Records from a data collection -

<<<<

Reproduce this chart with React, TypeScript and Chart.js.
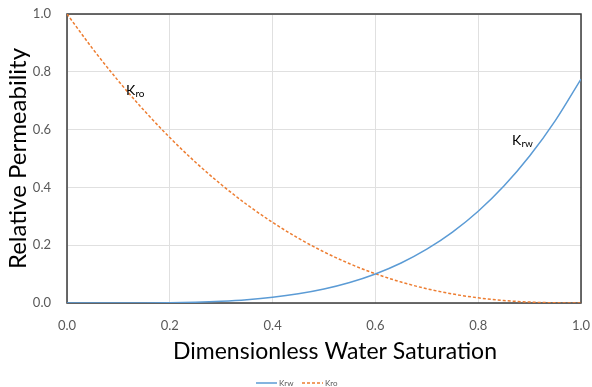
import React, { useEffect, useRef } from "react";
import { Chart, registerables } from "chart.js";

Chart.register(...registerables);

const saturation = [0, 0.05, 0.1, 0.15, 0.2, 0.25, 0.3, 0.35, 0.4, 0.45, 0.5, 0.55, 0.6, 0.65, 0.7, 0.75, 0.8, 0.85, 0.9, 0.95, 1.0];
const krw = [0, 0.000005, 0.00008, 0.0004, 0.0012, 0.003, 0.0063, 0.0116, 0.0198, 0.0318, 0.0484, 0.0709, 0.1004, 0.1383, 0.1861, 0.2452, 0.3174, 0.4046, 0.5085, 0.6312, 0.775];
const kro = [1.0, 0.8797, 0.7684, 0.6661, 0.5724, 0.4871, 0.41, 0.3406, 0.2789, 0.2243, 0.1768, 0.1358, 0.1012, 0.0725, 0.0493, 0.0313, 0.0179, 0.0087, 0.0032, 0.0006, 0];
const xTicks = [0, 0.2, 0.4, 0.6, 0.8, 1.0];
const seriesNames = ["Krw", "Kro"];
const xTitle = "Dimensionless Water Saturation";
const yTitle = "Relative Permeability";
const labelsText = [
  { main: "K", sub: "ro", x: 0.115, y: 0.737 },
  { main: "K", sub: "rw", x: 0.866, y: 0.564 },
];

const FONT = "Lato, 'Open Sans', sans-serif";
const BLUE = "#5B9BD5";
const ORANGE = "#ED7D31";

const framePlugin = {
  id: "frame",
  beforeDatasetsDraw(chart: any) {
    const { ctx, chartArea } = chart;
    ctx.save();
    ctx.strokeStyle = "#3a3a3a";
    ctx.lineWidth = 1.5;
    ctx.strokeRect(chartArea.left, chartArea.top, chartArea.right - chartArea.left, chartArea.bottom - chartArea.top);
    ctx.restore();
  },
  afterDraw(chart: any) {
    const { ctx, scales, chartArea } = chart;
    ctx.save();
    ctx.fillStyle = "#000";
    ctx.textBaseline = "middle";
    // x title
    ctx.font = `23px ${FONT}`;
    ctx.textAlign = "center";
    ctx.fillText(xTitle, (chartArea.left + chartArea.right) / 2 + 11, 352);
    for (const l of labelsText) {
      const px = scales.x.getPixelForValue(l.x);
      const py = scales.y.getPixelForValue(l.y);
      ctx.font = `14px ${FONT}`;
      ctx.textAlign = "left";
      ctx.fillText(l.main, px, py);
      const w = ctx.measureText(l.main).width;
      ctx.font = `10px ${FONT}`;
      ctx.fillText(l.sub, px + w, py + 4);
    }
    // legend
    const cy = 383;
    const items = [
      { name: seriesNames[0], color: BLUE, dash: [] as number[] },
      { name: seriesNames[1], color: ORANGE, dash: [3, 2] },
    ];
    let x = 256;
    ctx.font = `8px ${FONT}`;
    for (const it of items) {
      ctx.strokeStyle = it.color;
      ctx.lineWidth = 1.5;
      ctx.setLineDash(it.dash);
      ctx.beginPath();
      ctx.moveTo(x, cy);
      ctx.lineTo(x + 21, cy);
      ctx.stroke();
      ctx.setLineDash([]);
      ctx.fillStyle = "#595959";
      ctx.textAlign = "left";
      ctx.fillText(it.name, x + 23, cy);
      x += 46;
    }
    ctx.restore();
  },
};

export default function App() {
  const ref = useRef<HTMLCanvasElement>(null);
  useEffect(() => {
    document.body.style.margin = "0";
    const chart = new Chart(ref.current!, {
      type: "line",
      data: {
        datasets: [
          {
            label: seriesNames[0],
            data: saturation.map((s, i) => ({ x: s, y: krw[i] })),
            borderColor: BLUE,
            borderWidth: 1.5,
            pointRadius: 0,
            cubicInterpolationMode: "monotone",
          },
          {
            label: seriesNames[1],
            data: saturation.map((s, i) => ({ x: s, y: kro[i] })),
            borderColor: ORANGE,
            borderWidth: 1.5,
            borderDash: [3, 2],
            pointRadius: 0,
            cubicInterpolationMode: "monotone",
          },
        ],
      },
      plugins: [framePlugin],
      options: {
        animation: false,
        responsive: false,
        events: [],
        layout: { padding: { top: 14, right: 11, left: 0, bottom: 0 } },
        plugins: { legend: { display: false }, tooltip: { enabled: false } },
        scales: {
          x: {
            type: "linear",
            min: 0,
            max: 1,
            afterBuildTicks(scale: any) {
              scale.ticks = xTicks.map((v) => ({ value: v }));
            },
            afterFit(scale: any) {
              scale.height = 84;
              scale.paddingLeft = 0;
              scale.paddingRight = 0;
            },
            grid: { color: "#e0e0e0", lineWidth: 1, drawTicks: false },
            border: { display: false },
            ticks: {
              padding: 15,
              color: "#595959",
              font: { family: FONT, size: 13 },
              callback: (v: any) => Number(v).toFixed(1),
              maxRotation: 0,
            },
            title: { display: false },
          },
          y: {
            type: "linear",
            min: 0,
            max: 1,
            afterBuildTicks(scale: any) {
              scale.ticks = xTicks.map((v) => ({ value: v }));
            },
            afterFit(scale: any) {
              scale.width = 67;
              scale.paddingTop = 0;
              scale.paddingBottom = 0;
            },
            grid: { color: "#e0e0e0", lineWidth: 1, drawTicks: false },
            border: { display: false },
            ticks: {
              padding: 16,
              color: "#595959",
              font: { family: FONT, size: 13 },
              callback: (v: any) => Number(v).toFixed(1),
            },
            title: {
              display: true,
              text: yTitle,
              color: "#000",
              font: { family: FONT, size: 24 },
              padding: { top: 4, bottom: 0 },
            },
          },
        },
      },
    } as any);
    return () => chart.destroy();
  }, []);
  return (
    <div style={{ width: 592, height: 387 }}>
      <canvas ref={ref} width={592} height={387} style={{ width: 592, height: 387, display: "block" }} />
    </div>
  );
}
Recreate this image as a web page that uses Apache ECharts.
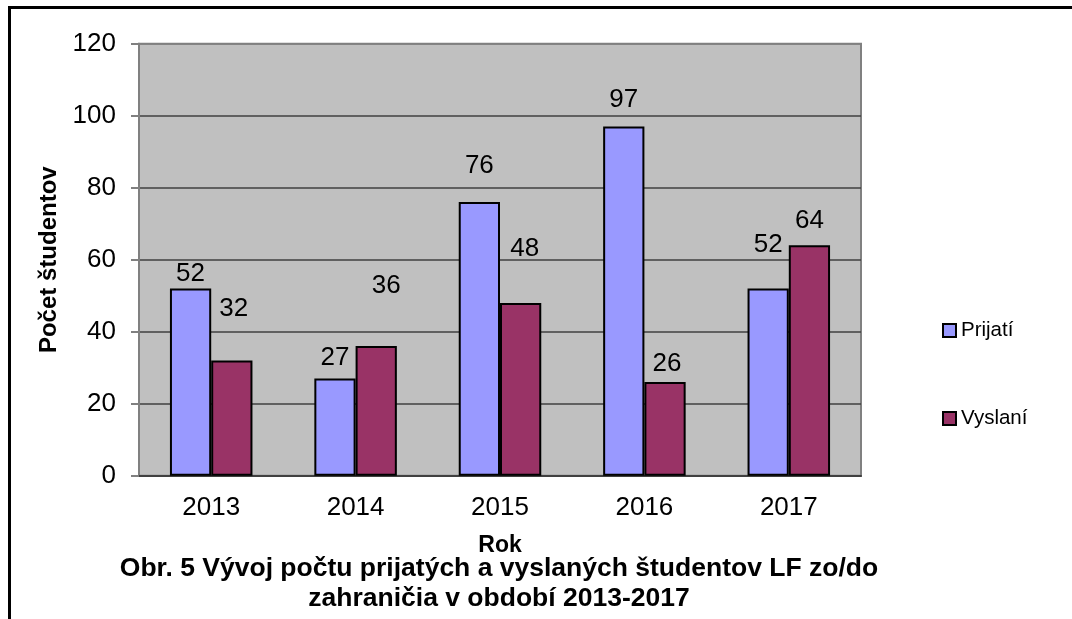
<!DOCTYPE html>
<html>
<head>
<meta charset="utf-8">
<script src="https://cdn.jsdelivr.net/npm/echarts@6/dist/echarts.min.js"></script>
<style>
html,body{margin:0;padding:0;background:#fff;}
#chart{width:1072px;height:619px;}
</style>
</head>
<body>
<div id="chart"></div>
<script>
// ---- data ----
const years = ['2013', '2014', '2015', '2016', '2017'];
const seriesNames = ['Prijatí', 'Vyslaní'];
const prijati = [52, 27, 76, 97, 52];
const vyslani = [32, 36, 48, 26, 64];
const yTicks = [0, 20, 40, 60, 80, 100, 120];

// ---- layout of the manually moved data labels (pixel shifts) ----
const prijatiLabelShift = [[0, 0], [0, -6], [0, -22], [0, -12], [0, -29]];
const vyslaniLabelShift = [[2, -37], [10, -46], [4, -40], [2, -4], [0, -10]];

const FONT = '"Liberation Sans", Arial, sans-serif';

function withLabels(values, shifts) {
  return values.map((v, i) => ({ value: v, label: { offset: shifts[i] } }));
}

const chart = echarts.init(document.getElementById('chart'));
chart.setOption({
  backgroundColor: '#ffffff',
  textStyle: { fontFamily: FONT },
  animation: false,
  graphic: [{
    type: 'rect',
    shape: { x: 9.5, y: 7.5, width: 1200, height: 800 },
    style: { fill: 'none', stroke: '#000', lineWidth: 3 },
    silent: true
  }],
  title: {
    text: 'Obr. 5 Vývoj počtu prijatých a vyslaných študentov LF zo/do\nzahraničia v období 2013-2017',
    left: 494,
    top: 549,
    textAlign: 'center',
    textStyle: { fontFamily: FONT, fontSize: 26.5, fontWeight: 'bold', color: '#000', lineHeight: 29.5 }
  },
  legend: {
    orient: 'vertical',
    left: 937,
    top: 315,
    itemWidth: 13,
    itemHeight: 13,
    itemGap: 67,
    icon: 'rect',
    data: seriesNames,
    textStyle: { fontFamily: FONT, fontSize: 20.5, color: '#000' }
  },
  grid: {
    left: 139, right: 211, top: 43.7, bottom: 143.3,
    show: true, backgroundColor: '#C0C0C0', borderColor: '#808080', borderWidth: 2
  },
  xAxis: {
    type: 'category',
    data: years,
    name: 'Rok',
    nameLocation: 'middle',
    nameGap: 58,
    nameTextStyle: { fontFamily: FONT, fontSize: 23, fontWeight: 'bold', color: '#000' },
    axisTick: { show: false },
    axisLine: { lineStyle: { color: '#404040', width: 2 } },
    axisLabel: { fontFamily: FONT, fontSize: 26, color: '#000', margin: 19 }
  },
  yAxis: {
    type: 'value',
    min: yTicks[0],
    max: yTicks[yTicks.length - 1],
    interval: yTicks[1] - yTicks[0],
    name: 'Počet študentov',
    nameLocation: 'middle',
    nameRotate: 90,
    nameGap: 76,
    nameTextStyle: { fontFamily: FONT, fontSize: 24, fontWeight: 'bold', color: '#000' },
    axisLine: { show: true, lineStyle: { color: '#808080', width: 2 } },
    axisTick: { show: true, length: 8, lineStyle: { color: '#808080', width: 2 } },
    axisLabel: { fontFamily: FONT, fontSize: 26, color: '#000', margin: 23 },
    splitLine: { show: true, lineStyle: { color: ['#404040', '#404040', '#404040', '#404040', '#404040', '#404040', '#808080'], width: 1.5 } }
  },
  series: [{
    name: seriesNames[0],
    type: 'bar',
    data: withLabels(prijati, prijatiLabelShift),
    barGap: '0%',
    barCategoryGap: '42.86%',
    itemStyle: { color: '#9999FF', borderColor: '#000', borderWidth: 2 },
    label: { show: true, position: 'top', distance: 1.5, fontFamily: FONT, fontSize: 26, color: '#000' }
  }, {
    name: seriesNames[1],
    type: 'bar',
    data: withLabels(vyslani, vyslaniLabelShift),
    barGap: '0%',
    barCategoryGap: '42.86%',
    itemStyle: { color: '#993366', borderColor: '#000', borderWidth: 2 },
    label: { show: true, position: 'top', distance: 1.5, fontFamily: FONT, fontSize: 26, color: '#000' }
  }]
});
</script>
</body>
</html>
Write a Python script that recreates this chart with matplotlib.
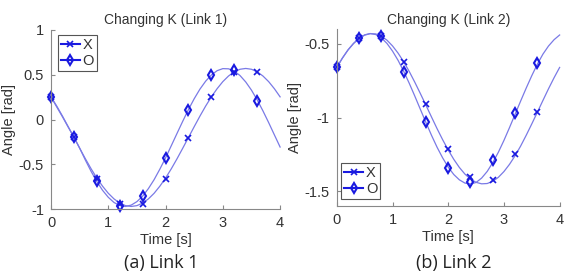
import matplotlib
matplotlib.use("Agg")
import matplotlib.pyplot as plt
from matplotlib.lines import Line2D

# ---- data ----
t_line = [round(0.1 * i, 1) for i in range(41)]
t_mark = [0.0, 0.4, 0.8, 1.2, 1.6, 2.0, 2.4, 2.8, 3.2, 3.6]

link1_x_line = [0.253, 0.150, 0.038, -0.080, -0.200, -0.320, -0.438, -0.550, -0.653, -0.744,
                -0.823, -0.886, -0.932, -0.961, -0.970, -0.961, -0.932, -0.886, -0.823, -0.744,
                -0.653, -0.550, -0.438, -0.320, -0.200, -0.080, 0.038, 0.150, 0.253, 0.344,
                0.423, 0.486, 0.532, 0.561, 0.570, 0.561, 0.532, 0.486, 0.423, 0.344, 0.253]
link1_o_line = [0.250, 0.140, 0.030, -0.085, -0.195, -0.319, -0.453, -0.579, -0.692, -0.790,
                -0.868, -0.926, -0.960, -0.970, -0.955, -0.916, -0.855, -0.771, -0.671, -0.554,
                -0.428, -0.292, -0.155, -0.019, 0.112, 0.232, 0.339, 0.428, 0.497, 0.545,
                0.568, 0.566, 0.540, 0.491, 0.419, 0.328, 0.219, 0.097, -0.034, -0.171, -0.307]
link1_x_mark = [0.25, -0.20, -0.66, -0.94, -0.94, -0.66, -0.21, 0.25, 0.53, 0.53]
link1_o_mark = [0.25, -0.20, -0.69, -0.97, -0.85, -0.43, 0.11, 0.50, 0.55, 0.21]

link2_x_line = [-0.660, -0.597, -0.542, -0.497, -0.463, -0.441, -0.431, -0.433, -0.448, -0.475,
                -0.514, -0.563, -0.621, -0.687, -0.760, -0.837, -0.916, -0.996, -1.075, -1.150,
                -1.220, -1.283, -1.338, -1.383, -1.417, -1.439, -1.449, -1.447, -1.432, -1.405,
                -1.366, -1.317, -1.259, -1.193, -1.120, -1.043, -0.964, -0.884, -0.805, -0.730, -0.660]
link2_o_line = [-0.660, -0.597, -0.542, -0.498, -0.463, -0.439, -0.430, -0.437, -0.460, -0.497,
                -0.549, -0.612, -0.686, -0.767, -0.854, -0.944, -1.033, -1.120, -1.201, -1.273,
                -1.336, -1.386, -1.422, -1.444, -1.450, -1.440, -1.410, -1.365, -1.305, -1.235,
                -1.155, -1.068, -0.978, -0.888, -0.800, -0.716, -0.638, -0.570, -0.515, -0.472, -0.440]
link2_x_mark = [-0.66, -0.46, -0.45, -0.62, -0.91, -1.21, -1.40, -1.42, -1.25, -0.96]
link2_o_mark = [-0.66, -0.46, -0.45, -0.69, -1.03, -1.34, -1.44, -1.29, -0.97, -0.63]

titles = ["Changing K (Link 1)", "Changing K (Link 2)"]
captions = ["(a) Link 1", "(b) Link 2"]
legend_labels = ["X", "O"]
xticks = [0, 1, 2, 3, 4]
yticks1 = [-1, -0.5, 0, 0.5, 1]
yticks1_lbl = ["-1", "-0.5", "0", "0.5", "1"]
yticks2 = [-1.5, -1, -0.5]
yticks2_lbl = ["-1.5", "-1", "-0.5"]

# ---- style ----
line_c = "#7a7ae6"
mark_c = "#1a1ae0"
txt_c = "#333333"
plt.rcParams["font.family"] = ["Liberation Sans", "DejaVu Sans"]

fig = plt.figure(figsize=(5.67, 2.77), dpi=100)
ax1 = fig.add_axes([0.090, 0.245, 0.404, 0.647])
ax2 = fig.add_axes([0.594, 0.256, 0.393, 0.639])


def style(ax, yt, ytl, ylim, title):
    ax.set_xlim(0, 4)
    ax.set_ylim(*ylim)
    ax.set_xticks(xticks)
    ax.set_xticklabels([str(v) for v in xticks])
    ax.set_yticks(yt)
    ax.set_yticklabels(ytl)
    for s in ["top", "right"]:
        ax.spines[s].set_visible(False)
    for s in ["left", "bottom"]:
        ax.spines[s].set_color("#888888")
        ax.spines[s].set_linewidth(0.8)
    ax.tick_params(direction="in", length=3, color="#888888", labelsize=10.5,
                   labelcolor=txt_c, pad=5)
    ax.set_title(title, fontsize=10, color=txt_c, pad=4)
    ax.set_xlabel("Time [s]", fontsize=10.5, color=txt_c, labelpad=2)
    ax.set_ylabel("Angle [rad]", fontsize=10.5, color=txt_c, labelpad=2)


def draw(ax, xl, ol, xm, om):
    ax.plot(t_line, xl, color=line_c, lw=0.9, clip_on=False)
    ax.plot(t_line, ol, color=line_c, lw=0.9, clip_on=False)
    ax.plot(t_mark, xm, ls="none", marker="x", ms=4.5, mew=1.2, color=mark_c, clip_on=False)
    ax.plot(t_mark, om, ls="none", marker="d", ms=5.5, mew=1.5, mfc="none", mec=mark_c,
            clip_on=False)


def legend(ax, loc, anchor):
    h = [Line2D([], [], color=mark_c, lw=1.5, marker="x", ms=4.5, mew=1.2),
         Line2D([], [], color=mark_c, lw=1.5, marker="d", ms=5.5, mew=1.5, mfc="none")]
    lg = ax.legend(h, legend_labels, loc=loc, bbox_to_anchor=anchor, fontsize=10.5,
                   handlelength=1.3, handletextpad=0.2, borderpad=0.2, labelspacing=0.15,
                   borderaxespad=0.0, fancybox=False, framealpha=1, edgecolor="#555555")
    lg.get_frame().set_linewidth(0.8)
    for t in lg.get_texts():
        t.set_color(txt_c)


draw(ax1, link1_x_line, link1_o_line, link1_x_mark, link1_o_mark)
style(ax1, yticks1, yticks1_lbl, (-1, 1), titles[0])
legend(ax1, "upper left", (0.03, 0.97))

draw(ax2, link2_x_line, link2_o_line, link2_x_mark, link2_o_mark)
style(ax2, yticks2, yticks2_lbl, (-1.6, -0.4), titles[1])
legend(ax2, "lower left", (0.02, 0.04))

fig.text(0.285, 0.05, captions[0], ha="center", va="center", fontsize=13,
         color="#222222", family=["Open Sans", "DejaVu Sans"])
fig.text(0.80, 0.05, captions[1], ha="center", va="center", fontsize=13,
         color="#222222", family=["Open Sans", "DejaVu Sans"])

fig.savefig("out.png", dpi=100, facecolor="white")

>>>>

Pull out all lines containing "that".

SOLUTION TO THIS PROBLEM -
Recreate this image as a web page that uses Apache ECharts.
Write a Python script that recreates this chart with matplotlib.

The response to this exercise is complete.